> **EXERCISE PROMPT**
Your output is the lines from the first one to the one containing "const seriesNames = ['Interim", repeated exactly, with images left out.

> **MATERIAL PROVIDED**
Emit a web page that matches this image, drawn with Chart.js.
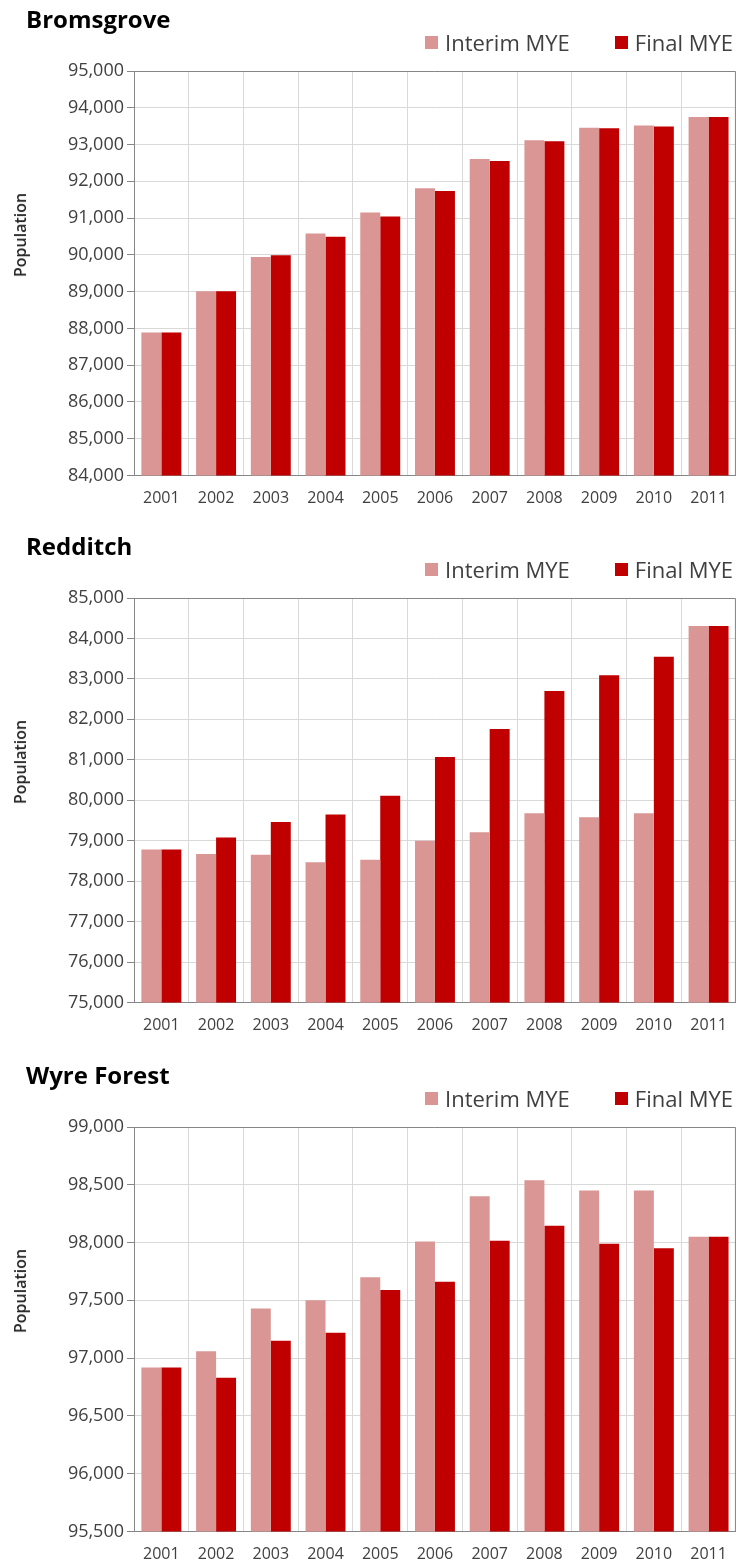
<!DOCTYPE html>
<html>
<head>
<meta charset="utf-8">
<script src="https://cdn.jsdelivr.net/npm/chart.js@4.4.0/dist/chart.umd.min.js"></script>
<style>
    body { margin: 0; width: 740px; height: 1566px; overflow: hidden; background: #fff; font-family: 'Open Sans', sans-serif; }
    .block { position: absolute; left: 0; width: 740px; height: 522px; }
    .block .wrap { position: absolute; left: 0; top: 0; width: 740px; height: 522px; }
    .title { position: absolute; left: 26px; top: 4px; font-weight: bold; font-size: 24px; line-height: 30px; color: #000; }
    .legend { position: absolute; right: 7px; top: 28px; font-size: 22px; line-height: 28px; color: #404040; display: flex; }
    .legend .item { display: flex; align-items: center; margin-left: 45px; }
    .legend i { width: 13px; height: 13px; margin-right: 7px; display: inline-block; }
    .ytitle { position: absolute; left: 20px; top: 235px; transform: translate(-50%, -50%) rotate(-90deg); font-size: 16px; font-weight: 600; color: #262626; white-space: nowrap; }
</style>
</head>
<body>

<div class="block" id="b1" style="top:0px">
    <div class="wrap"><canvas id="bromsgroveChart"></canvas></div>
    <div class="title">Bromsgrove</div>
    <div class="legend"></div>
    <div class="ytitle">Population</div>
</div>
<div class="block" id="b2" style="top:527px">
    <div class="wrap"><canvas id="redditchChart"></canvas></div>
    <div class="title">Redditch</div>
    <div class="legend"></div>
    <div class="ytitle">Population</div>
</div>
<div class="block" id="b3" style="top:1056px">
    <div class="wrap"><canvas id="wyreChart"></canvas></div>
    <div class="title">Wyre Forest</div>
    <div class="legend"></div>
    <div class="ytitle">Population</div>
</div>

<script>
// Mid-year population estimates
const years = ['2001', '2002', '2003', '2004', '2005', '2006', '2007', '2008', '2009', '2010', '2011'];
const seriesNames = ['Interim MYE', 'Final MYE'];

const bromsgroveInterim = [87890, 89010, 89940, 90580, 91150, 91810, 92610, 93120, 93460, 93520, 93750];
const bromsgroveFinal   = [87890, 89010, 89990, 90490, 91040, 91740, 92550, 93090, 93440, 93490, 93750];

const redditchInterim = [78780, 78670, 78650, 78470, 78530, 79000, 79210, 79680, 79580, 79680, 84310];
const redditchFinal   = [78780, 79080, 79460, 79650, 80110, 81070, 81760, 82700, 83090, 83550, 84310];

const wyreInterim = [96920, 97060, 97430, 97500, 97700, 98010, 98400, 98540, 98450, 98450, 98050];
const wyreFinal   = [96920, 96830, 97150, 97220, 97590, 97660, 98015, 98145, 97990, 97950, 98050];

// y axis: [min, max, step]
const bromsgroveAxis = [84000, 95000, 1000];
const redditchAxis   = [75000, 85000, 1000];
const wyreAxis       = [95500, 99000, 500];

const colors = {
    interim: '#d99694',
    final: '#c00000',
    grid: '#d9d9d9',
    axis: '#868686',
    text: '#404040'
};

// draws the top and right edges of the plot box
const plotFrame = {
    id: 'plotFrame',
    afterDraw(chart) {
        const { ctx, chartArea } = chart;
        ctx.save();
        ctx.strokeStyle = colors.axis;
        ctx.lineWidth = 1;
        ctx.beginPath();
        ctx.moveTo(chartArea.left, chartArea.top + 0.5);
        ctx.lineTo(chartArea.right - 0.5, chartArea.top + 0.5);
        ctx.lineTo(chartArea.right - 0.5, chartArea.bottom);
        ctx.stroke();
        ctx.restore();
    }
};

function buildLegend(block, chart) {
    const box = block.querySelector('.legend');
    chart.data.datasets.forEach(ds => {
        const item = document.createElement('span');
        item.className = 'item';
        const swatch = document.createElement('i');
        swatch.style.background = ds.backgroundColor;
        item.appendChild(swatch);
        item.appendChild(document.createTextNode(ds.label));
        box.appendChild(item);
    });
}

function makeChart(canvasId, blockId, interim, final, axis) {
    const ctx = document.getElementById(canvasId);
    const chart = new Chart(ctx, {
        type: 'bar',
        data: {
            labels: years,
            datasets: [
                { label: seriesNames[0], data: interim, backgroundColor: colors.interim },
                { label: seriesNames[1], data: final, backgroundColor: colors.final }
            ]
        },
        options: {
            responsive: true,
            maintainAspectRatio: false,
            animation: false,
            categoryPercentage: 0.73,
            barPercentage: 1.0,
            layout: { padding: { top: 71, right: 3, left: 0, bottom: 0 } },
            plugins: {
                legend: { display: false },
                title: { display: false },
                tooltip: { enabled: false }
            },
            scales: {
                x: {
                    grid: { color: colors.grid, offset: true, drawTicks: false },
                    border: { color: colors.axis },
                    ticks: { color: colors.text, font: { family: 'Open Sans', size: 16 }, padding: 13 },
                    afterFit(scale) { scale.height = 46.5; }
                },
                y: {
                    min: axis[0],
                    max: axis[1],
                    grid: { color: colors.grid, tickLength: 7, tickColor: colors.axis },
                    border: { color: colors.axis },
                    ticks: {
                        stepSize: axis[2],
                        color: colors.text,
                        font: { family: 'Open Sans', size: 18 },
                        padding: 3,
                        callback: v => v.toLocaleString('en-US')
                    },
                    afterFit(scale) { scale.width = 134; }
                }
            }
        },
        plugins: [plotFrame]
    });
    buildLegend(document.getElementById(blockId), chart);
    return chart;
}

makeChart('bromsgroveChart', 'b1', bromsgroveInterim, bromsgroveFinal, bromsgroveAxis);
makeChart('redditchChart', 'b2', redditchInterim, redditchFinal, redditchAxis);
makeChart('wyreChart', 'b3', wyreInterim, wyreFinal, wyreAxis);
</script>
</body>
</html>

> **THE ANSWER**
Emit a web page that matches this image, drawn with Chart.js.
<!DOCTYPE html>
<html>
<head>
<meta charset="utf-8">
<script src="https://cdn.jsdelivr.net/npm/chart.js@4.4.0/dist/chart.umd.min.js"></script>
<style>
    body { margin: 0; width: 740px; height: 1566px; overflow: hidden; background: #fff; font-family: 'Open Sans', sans-serif; }
    .block { position: absolute; left: 0; width: 740px; height: 522px; }
    .block .wrap { position: absolute; left: 0; top: 0; width: 740px; height: 522px; }
    .title { position: absolute; left: 26px; top: 4px; font-weight: bold; font-size: 24px; line-height: 30px; color: #000; }
    .legend { position: absolute; right: 7px; top: 28px; font-size: 22px; line-height: 28px; color: #404040; display: flex; }
    .legend .item { display: flex; align-items: center; margin-left: 45px; }
    .legend i { width: 13px; height: 13px; margin-right: 7px; display: inline-block; }
    .ytitle { position: absolute; left: 20px; top: 235px; transform: translate(-50%, -50%) rotate(-90deg); font-size: 16px; font-weight: 600; color: #262626; white-space: nowrap; }
</style>
</head>
<body>

<div class="block" id="b1" style="top:0px">
    <div class="wrap"><canvas id="bromsgroveChart"></canvas></div>
    <div class="title">Bromsgrove</div>
    <div class="legend"></div>
    <div class="ytitle">Population</div>
</div>
<div class="block" id="b2" style="top:527px">
    <div class="wrap"><canvas id="redditchChart"></canvas></div>
    <div class="title">Redditch</div>
    <div class="legend"></div>
    <div class="ytitle">Population</div>
</div>
<div class="block" id="b3" style="top:1056px">
    <div class="wrap"><canvas id="wyreChart"></canvas></div>
    <div class="title">Wyre Forest</div>
    <div class="legend"></div>
    <div class="ytitle">Population</div>
</div>

<script>
// Mid-year population estimates
const years = ['2001', '2002', '2003', '2004', '2005', '2006', '2007', '2008', '2009', '2010', '2011'];
const seriesNames = ['Interim MYE', 'Final MYE'];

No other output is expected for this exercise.